Chronic homelessness increases by 20%

Coast Shelter executive Mr Laurie Maher said he was not surprised when recently released surveys by the Australian Institute of Health and Welfare indicated an increase by 20% in chronic homelessness.

“This is not surprising,” said Maher. “It confirms what we, at Coast Shelter, know from experience, but it’s good to have research confirm our assessment,” he added. Unfortunately , homelessness has increased significantly over recent years. This is in spite of the efforts of the Specialist Homelessness Services which try to prevent those most at risk of losing their housing, falling into homelessness.

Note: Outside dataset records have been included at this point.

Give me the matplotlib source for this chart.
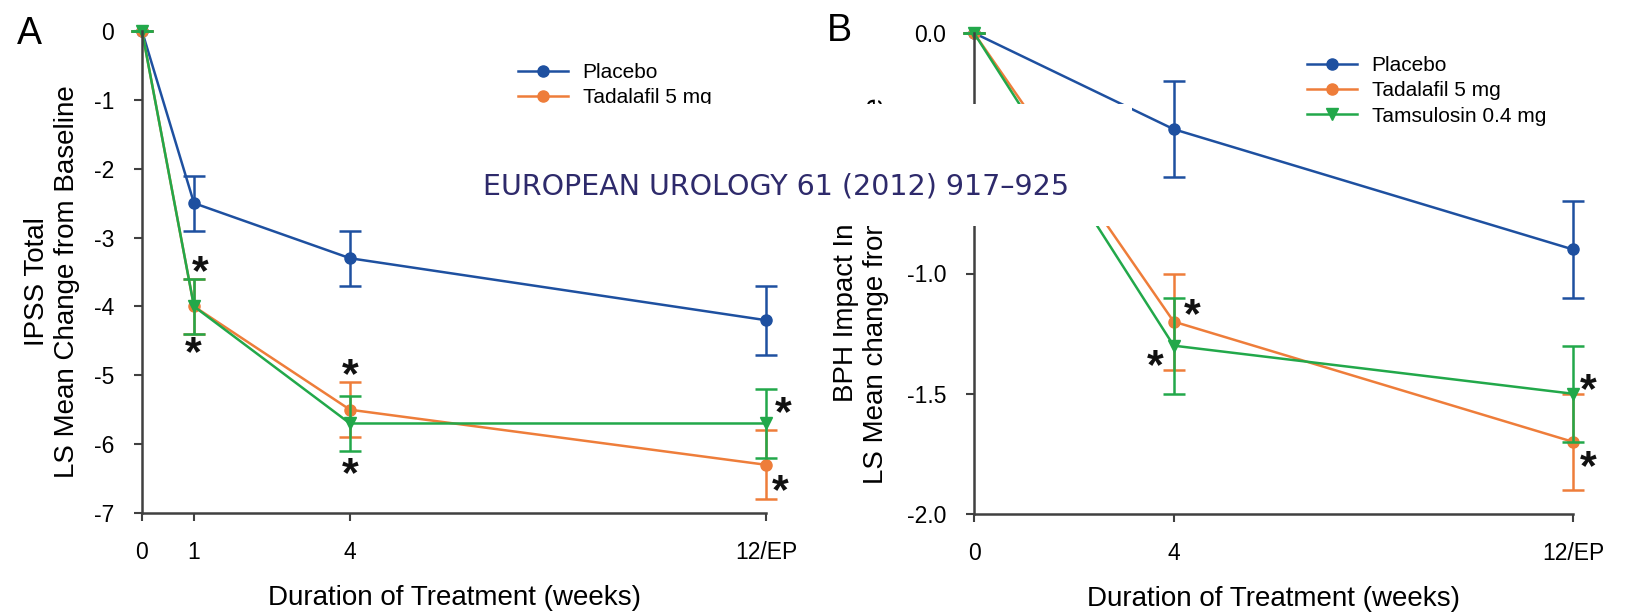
import matplotlib

matplotlib.use("Agg")
import matplotlib.pyplot as plt
from matplotlib.patches import Rectangle

plt.rcParams["font.family"] = ["Liberation Sans", "DejaVu Sans"]
plt.rcParams["axes.unicode_minus"] = False

# panel A: IPSS total
weeks_a = [0, 1, 4, 12]
placebo_a = [0, -2.5, -3.3, -4.2]
placebo_a_err = [0, 0.4, 0.4, 0.5]
tadalafil_a = [0, -4.0, -5.5, -6.3]
tadalafil_a_err = [0, 0.4, 0.4, 0.5]
tamsulosin_a = [0, -4.0, -5.7, -5.7]
tamsulosin_a_err = [0, 0.4, 0.4, 0.5]
stars_a_x = [1.12, 0.99, 4.0, 4.0, 12.33, 12.27]
stars_a_y = [-3.45, -4.62, -4.95, -6.38, -5.5, -6.63]
xticks_a = [0, 1, 4, 12]
xticklabels_a = ["0", "1", "4", "12/EP"]

# panel B: BPH impact index
weeks_b = [0, 4, 12]
placebo_b = [0, -0.4, -0.9]
placebo_b_err = [0, 0.2, 0.2]
tadalafil_b = [0, -1.2, -1.7]
tadalafil_b_err = [0, 0.2, 0.2]
tamsulosin_b = [0, -1.3, -1.5]
tamsulosin_b_err = [0, 0.2, 0.2]
stars_b_x = [4.38, 3.64, 12.3, 12.3]
stars_b_y = [-1.16, -1.37, -1.47, -1.79]
xticks_b = [0, 4, 12]
xticklabels_b = ["0", "4", "12/EP"]

labels = ["Placebo", "Tadalafil 5 mg", "Tamsulosin 0.4 mg"]
colors = ["#1E50A0", "#EE7D3A", "#22A84A"]
markers = ["o", "o", "v"]

W, H = 1628, 612
fig = plt.figure(figsize=(W / 100, H / 100), dpi=100)


def px_axes(left, top, right, bottom):
    return fig.add_axes([left / W, 1 - bottom / H, (right - left) / W, (bottom - top) / H])


def draw_panel(ax, x, series, errs, stars_x, stars_y):
    for y, e, lab, col, mk in zip(series, errs, labels, colors, markers):
        ax.errorbar(x, y, yerr=e, fmt="none", ecolor=col, elinewidth=1.8,
                    capsize=8, capthick=1.8, clip_on=False)
        ax.plot(x, y, color=col, marker=mk, markersize=8, linewidth=1.8,
                label=lab, clip_on=False)
    for sx, sy in zip(stars_x, stars_y):
        ax.text(sx, sy, "*", fontsize=31, fontweight="bold", color="#111111",
                ha="center", va="center_baseline")
    for side in ["top", "right"]:
        ax.spines[side].set_visible(False)
    for side in ["left", "bottom"]:
        ax.spines[side].set_color("#404040")
        ax.spines[side].set_linewidth(1.8)
    ax.tick_params(direction="out", length=6, width=1.5, color="#404040",
                   labelsize=16.5, pad=14)
    ax.set_xlabel("Duration of Treatment (weeks)", fontsize=20, labelpad=15)


ax_a = px_axes(142, 31, 766, 513)
draw_panel(ax_a, weeks_a, [placebo_a, tadalafil_a, tamsulosin_a],
           [placebo_a_err, tadalafil_a_err, tamsulosin_a_err], stars_a_x, stars_a_y)
ax_a.set_xlim(0, 12)
ax_a.set_ylim(-7, 0)
ax_a.set_xticks(xticks_a)
ax_a.set_xticklabels(xticklabels_a)
ax_a.set_yticks(range(-7, 1))
ax_a.set_ylabel("IPSS Total\nLS Mean Change from Baseline", fontsize=20)
ax_a.yaxis.set_label_coords(-0.1, 0.48)
ax_a.legend(loc="upper left", bbox_to_anchor=(0.6026, 0.934), frameon=False,
            fontsize=15, handlelength=2.4, handletextpad=0.7, labelspacing=0.3,
            borderpad=0, borderaxespad=0, numpoints=1)

ax_b = px_axes(974, 33, 1573, 514)
draw_panel(ax_b, weeks_b, [placebo_b, tadalafil_b, tamsulosin_b],
           [placebo_b_err, tadalafil_b_err, tamsulosin_b_err], stars_b_x, stars_b_y)
ax_b.set_xlim(0, 12)
ax_b.set_ylim(-2, 0)
ax_b.set_xticks(xticks_b)
ax_b.set_xticklabels(xticklabels_b)
ax_b.set_yticks([0, -0.5, -1.0, -1.5, -2.0])
ax_b.yaxis.set_major_formatter(matplotlib.ticker.FormatStrFormatter("%.1f"))
ax_b.set_ylabel("BPH Impact Index\nLS Mean change from Baseline", fontsize=20)
ax_b.yaxis.set_label_coords(-0.142, 0.464)
ax_b.legend(loc="upper left", bbox_to_anchor=(0.556, 0.952), frameon=False,
            fontsize=15, handlelength=2.4, handletextpad=0.7, labelspacing=0.3,
            borderpad=0, borderaxespad=0, numpoints=1)

fig.text(29 / W, 1 - 34 / H, "A", fontsize=27, ha="center", va="center")
fig.text(839 / W, 1 - 31 / H, "B", fontsize=27, ha="center", va="center")

# journal banner pasted over the figure
fig.patches.append(Rectangle((407 / W, 1 - 226 / H), (1132 - 407) / W, 122 / H,
                             transform=fig.transFigure, facecolor="white",
                             edgecolor="none", zorder=10))
fig.text(776 / W, 1 - 186 / H, "EUROPEAN UROLOGY 61 (2012) 917\u2013925",
         fontsize=20.5, color="#2E2A6B", family=["DejaVu Sans"],
         ha="center", va="center", zorder=11)

fig.savefig("out.png", dpi=100)
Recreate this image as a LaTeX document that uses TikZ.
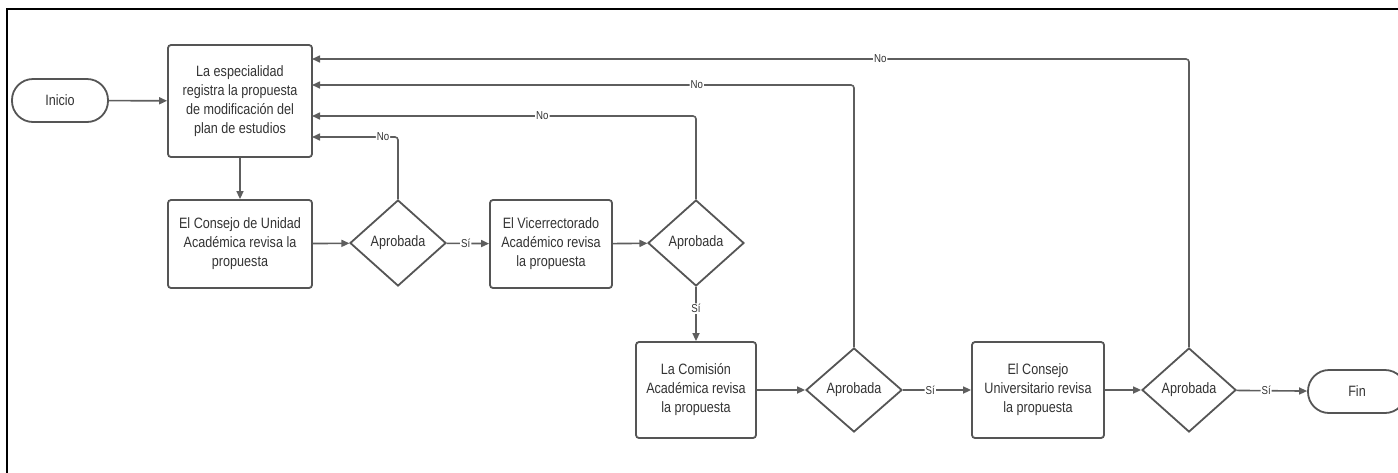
\documentclass[tikz,border=0pt]{standalone}
\usepackage{fontspec}
\setmainfont{Liberation Sans}[FakeStretch=0.84]
\usetikzlibrary{shapes.geometric,arrows.meta,calc}
\definecolor{edgegray}{HTML}{555555}
\definecolor{linegray}{HTML}{5E5E5E}
\definecolor{textgray}{HTML}{333333}
\tikzset{
  stepbox/.style={draw=edgegray, line width=1.8pt, rounded corners=3pt, align=center,
    text=textgray, inner sep=2pt, font=\fontsize{15}{19}\selectfont},
  terminal/.style={draw=edgegray, line width=1.8pt, rounded corners=21pt, align=center,
    text=textgray, font=\fontsize{15}{19}\selectfont},
  decision/.style={draw=edgegray, line width=1.8pt, diamond, inner sep=0pt,
    text=textgray, font=\fontsize{15}{18}\selectfont},
  flow/.style={draw=linegray, line width=1.6pt, rounded corners=3pt,
    -{Triangle[length=8pt,width=7pt]}},
  tag/.style={fill=white, inner sep=1pt, text=textgray, font=\fontsize{11.5}{12}\selectfont},
}
\begin{document}
\begin{tikzpicture}[x=1pt,y=-1pt]
\useasboundingbox (0,0) rectangle (1398,472);
\clip (0,0) rectangle (1398,472);

% page frame
\draw[black, line width=2.6pt] (7,480) -- (7,9) -- (1410,9);

% steps
\node[terminal, minimum width=96pt, minimum height=43pt] (ini) at (60,100.5) {Inicio};
\node[stepbox, minimum width=144pt, minimum height=112pt] (b1) at (240,101)
  {La especialidad\\registra la propuesta\\de modificación del\\plan de estudios};
\node[stepbox, minimum width=144pt, minimum height=88pt] (b2) at (240,244)
  {El Consejo de Unidad\\Académica revisa la\\propuesta};
\node[decision, minimum width=96pt, minimum height=86pt] (d1) at (398,243) {Aprobada};
\node[stepbox, minimum width=122pt, minimum height=88pt] (b3) at (551,244)
  {El Vicerrectorado\\Académico revisa\\la propuesta};
\node[decision, minimum width=96pt, minimum height=86pt] (d2) at (696,243) {Aprobada};
\node[stepbox, minimum width=120pt, minimum height=96pt] (b4) at (696,390)
  {La Comisión\\Académica revisa\\la propuesta};
\node[decision, minimum width=96pt, minimum height=84pt] (d3) at (854,390) {Aprobada};
\node[stepbox, minimum width=132pt, minimum height=96pt] (b5) at (1038,390)
  {El Consejo\\Universitario revisa\\la propuesta};
\node[decision, minimum width=94pt, minimum height=84pt] (d4) at (1189,390) {Aprobada};
\node[terminal, minimum width=98pt, minimum height=43pt] (fin) at (1357,391.5) {Fin};

% return points on the right side of the first step
\coordinate (r1) at (312,137);
\coordinate (r2) at (312,116);
\coordinate (r3) at (312,85);
\coordinate (r4) at (312,59);

% main flow
\draw[flow] (ini) -- (b1);
\draw[flow] (b1) -- (b2);
\draw[flow] (b2) -- (d1);
\draw[flow] (d1) -- node[tag, pos=0.45] {Sí} (b3);
\draw[flow] (b3) -- (d2);
\draw[flow] (d2) -- node[tag, pos=0.4] {Sí} (b4);
\draw[flow] (b4) -- (d3);
\draw[flow] (d3) -- node[tag, pos=0.4] {Sí} (b5);
\draw[flow] (b5) -- (d4);
\draw[flow] (d4) -- node[tag, pos=0.42] {Sí} (fin);

% rejections go back to the first step
\draw[flow] (d1.north) |- node[tag, pos=0.587] {No} (r1);
\draw[flow] (d2.north) |- node[tag, pos=0.70] {No} (r2);
\draw[flow] (d3.north) |- node[tag, pos=0.645] {No} (r3);
\draw[flow] (d4.north) |- node[tag, pos=0.676] {No} (r4);
\end{tikzpicture}
\end{document}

Other recent research has indicated that those experiencing homelessness have a much shorter life expectancy than that of the general population. “The fact that chronically homeless people have a life expectancy of more than 30 years less than the general population is quite disturbing,” Maher said. “Coast Shelter has an aspirational vision of ending homelessness on the Central Coast, however, until such times as we have a much greater supply of affordable housing, we can only expect that the problem will get worse,” Maher added. In the past year, Coast Shelter has provided more than 50,000 free meals and more than 50,000 days of crisis accommodation. Maher said that while concern for our fellow citizens is the driving force behind Coast Shelter programs, there are sound economic reasons why we should, as a community, address the issue of homelessness. Research by the Australian Housing and Research Institute found that the average cost of health and justice services for a homeless person is $15,718 per year, compared to the cost of $1,690 per person per year for the general community and the same research estimates that Homelessness Services save the Government $29,450 per homeless person per year. At the same time, this research investigated what homeless people thought about their life and found that 31% said they would be sleeping on the streets, 17% expected to have mental and emotional issues, 11% said they would have health problems, while 10% said that, if they continued to be homeless, they would die.